My second outing was to the Early Career Researchers Workshop organised by the excellent CRASSH at the University of Cambridge last Friday, 8 June. The title of the workshop was 'This Project Will Self-Destruct in Five Years: the beginning, middle and end of a digital humanities project, and how to keep it alive'. The day had excellent presentations by a number of leading digital humanities projects, as you can see from the programme here.  Which meant that, coming at the end of the day, I was initially a bit uncertain as to how I could best reflect on the day's proceedings. The previous presenters had already made many very useful and practicable observations o the mechanics of project management and on supporting the sustainability of digital humanities projects. I am not sure that 'Prescott's Top Ten Tips on Project Management' would have added very much to the day's proceedings.

But one thing did strike me - how we have all come unquestioningly to accept 'the project' as the unit of currency in the digital humanities world. We live our lives, dream our dreams, and govern our waking and sleeping by projects, endless streams of projects. Why? How did this happen, and it is really necessary to achieve the visions which drive the digital humanities?

If we take a step back from the immediate preoccupations of funding and project management, we can soon see how our world is increasingly governed by projects, from the Euro project to the Olympics project. It is strange how the project, a faintly scurrilous and ludicrous term in the seventeenth and eighteenth centuries, has become the byword for efficiency, achievement and organisation.

My talk for the CRASSH workshop, 'Does My Project Look Big in This?', sought to consider reflectively this project fever in the digital humanities. The slides from the talk are available here. I wondered in the talk whether our preoccupation with the project is actually holding back the development of the digital humanities as an academic discipline, because it discourages us from engaging with process. I suggested that if we are to escape project slavery, we need to wean the the digital humanities away from its project dependency.
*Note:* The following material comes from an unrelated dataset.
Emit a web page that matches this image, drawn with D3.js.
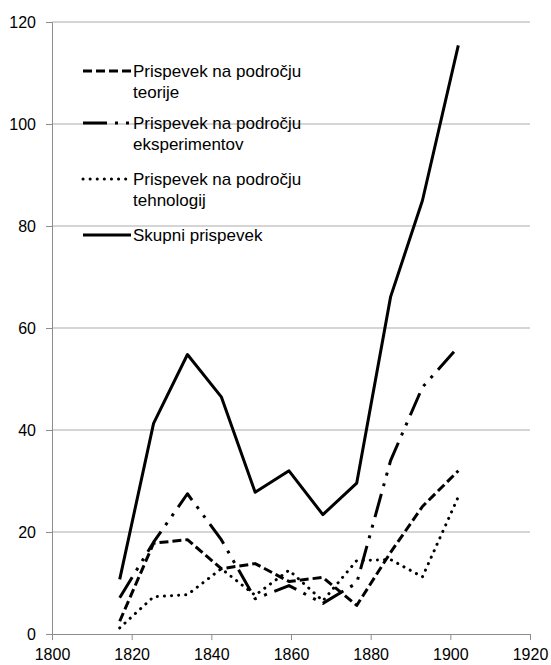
<!DOCTYPE html>
<html>
<head>
<meta charset="utf-8">
<script src="https://cdn.jsdelivr.net/npm/d3@7"></script>
<style>
  body { margin: 0; background: #fff; }
  text { font-family: "Liberation Sans", Arial, sans-serif; fill: #000; }
</style>
</head>
<body>
<div id="chart"></div>
<script>
// data
const years = [1817, 1825.5, 1834, 1842.5, 1851, 1859.5, 1868, 1876.5, 1885, 1893, 1902];
const teorija = [2.5, 17.8, 18.5, 12.8, 13.8, 10.3, 11.1, 5.6, 16, 25, 32];
const eksperimenti = [7.1, 18, 27.5, 18.5, 6.9, 9.5, 6, 10, 34, 48.4, 56.3];
const tehnologije = [1.2, 7.3, 7.7, 12.8, 7.6, 12.5, 6.5, 14.4, 14.6, 11.2, 26.9];
const skupno = [10.7, 41.3, 54.8, 46.5, 27.8, 32.0, 23.4, 29.6, 66.1, 85.0, 115.4];
const xTicks = [1800, 1820, 1840, 1860, 1880, 1900, 1920];
const yTicks = [0, 20, 40, 60, 80, 100, 120];

const series = [
  { name: ["Prispevek na področju", "teorije"], values: teorija, dash: "9,4", cap: "butt", legendY: 71 },
  { name: ["Prispevek na področju", "eksperimentov"], values: eksperimenti, dash: "24,8,3,8,3,8", cap: "butt", legendY: 123 },
  { name: ["Prispevek na področju", "tehnologij"], values: tehnologije, dash: "0.1,7", cap: "round", legendY: 179 },
  { name: ["Skupni prispevek"], values: skupno, dash: null, cap: "butt", legendY: 235 },
];

const width = 551, height = 665;
const margin = { top: 22, right: 21, bottom: 31, left: 52 };

const svg = d3.select("#chart").append("svg")
  .attr("width", width)
  .attr("height", height);

const x = d3.scaleLinear().domain([1800, 1920]).range([margin.left, width - margin.right]);
const y = d3.scaleLinear().domain([0, 120]).range([height - margin.bottom, margin.top]);

// gridlines
svg.append("g")
  .selectAll("line")
  .data(yTicks.filter((d) => d > 0))
  .join("line")
  .attr("x1", x(1800))
  .attr("x2", x(1920))
  .attr("y1", (d) => y(d))
  .attr("y2", (d) => y(d))
  .attr("stroke", "#ababab")
  .attr("stroke-width", 1);

// axes
const yAxis = svg.append("g")
  .attr("transform", `translate(${x(1800)},0)`)
  .call(d3.axisLeft(y).tickValues(yTicks).tickSize(6).tickPadding(10));
const xAxis = svg.append("g")
  .attr("transform", `translate(0,${y(0)})`)
  .call(d3.axisBottom(x).tickValues(xTicks).tickFormat(d3.format("d")).tickSize(6).tickPadding(9));

[yAxis, xAxis].forEach((g) => {
  g.select(".domain").attr("stroke", "#8c8c8c");
  g.selectAll(".tick line").attr("stroke", "#8c8c8c");
  g.selectAll(".tick text")
    .style("font-family", "'Liberation Sans', Arial, sans-serif")
    .style("font-size", "16px")
    .attr("fill", "#000");
});

// lines
const line = d3.line()
  .x((d, i) => x(years[i]))
  .y((d) => y(d));

svg.append("g")
  .selectAll("path")
  .data(series)
  .join("path")
  .attr("d", (s) => line(s.values))
  .attr("fill", "none")
  .attr("stroke", "#000")
  .attr("stroke-width", 3)
  .attr("stroke-linejoin", "round")
  .attr("stroke-linecap", (s) => s.cap)
  .attr("stroke-dasharray", (s) => s.dash);

// legend
const legend = svg.append("g");
series.forEach((s) => {
  legend.append("line")
    .attr("x1", 83)
    .attr("x2", 131)
    .attr("y1", s.legendY)
    .attr("y2", s.legendY)
    .attr("stroke", "#000")
    .attr("stroke-width", 3)
    .attr("stroke-linecap", s.cap)
    .attr("stroke-dasharray", s.dash);
  s.name.forEach((t, j) => {
    legend.append("text")
      .attr("x", 133)
      .attr("y", s.legendY + 6 + j * 21)
      .style("font-size", "17px")
      .text(t);
  });
});
</script>
</body>
</html>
Given the extent to which the project is a metaphor for our time, if the digital humanities could conceive of an alternative to the project, that would be truly transformative.                

2 comments:

  • Anonymous says:
    14 June 2012 at 11:15

    Andrew

    Thought-provoking, as usual. But this blog also provoked an emotional response in me: frustration that the humble project gets a bad name. Again.

    Yes, I understand that projects can bring out the worst in people - a bit like the McKinsey mantra "if you can't measure it you can't manage it" does in me - but applied pragmatically, sensibly, with sensitivity to the domain, project management is a great enabler.

    Take project management best practice - perhaps loosening it up a bit - add some agility to way the stuff gets done, and harness the passion that people have for what they do (don't kill it). Done right, it is possible to secure the funding we are so dependent on while still enjoying what we do and taking digital scholarship to new places.

    Projects = freedom, not slavery.

    Richard
    (Full disclosure: I'm a project manager...)

  • Paolo Monella says:
    15 June 2012 at 04:14

    I agree with your provocation. Research, by definition, is a process. The goals are set out as you go. If at the start of your research you know exactly what you are going to find, you have already found it: no need to search. This is may sound too philosophical, I know, but reducing DH to mere "making" implies the risk that we find ourselves in a building site with no architects or engineers. Though a good engineer must be keen to dirtying their hands with the dust of the building place, engineering is mainly about thinking and modelling new things to do (and architecture even more so). Are we builders, engineers and/or architects?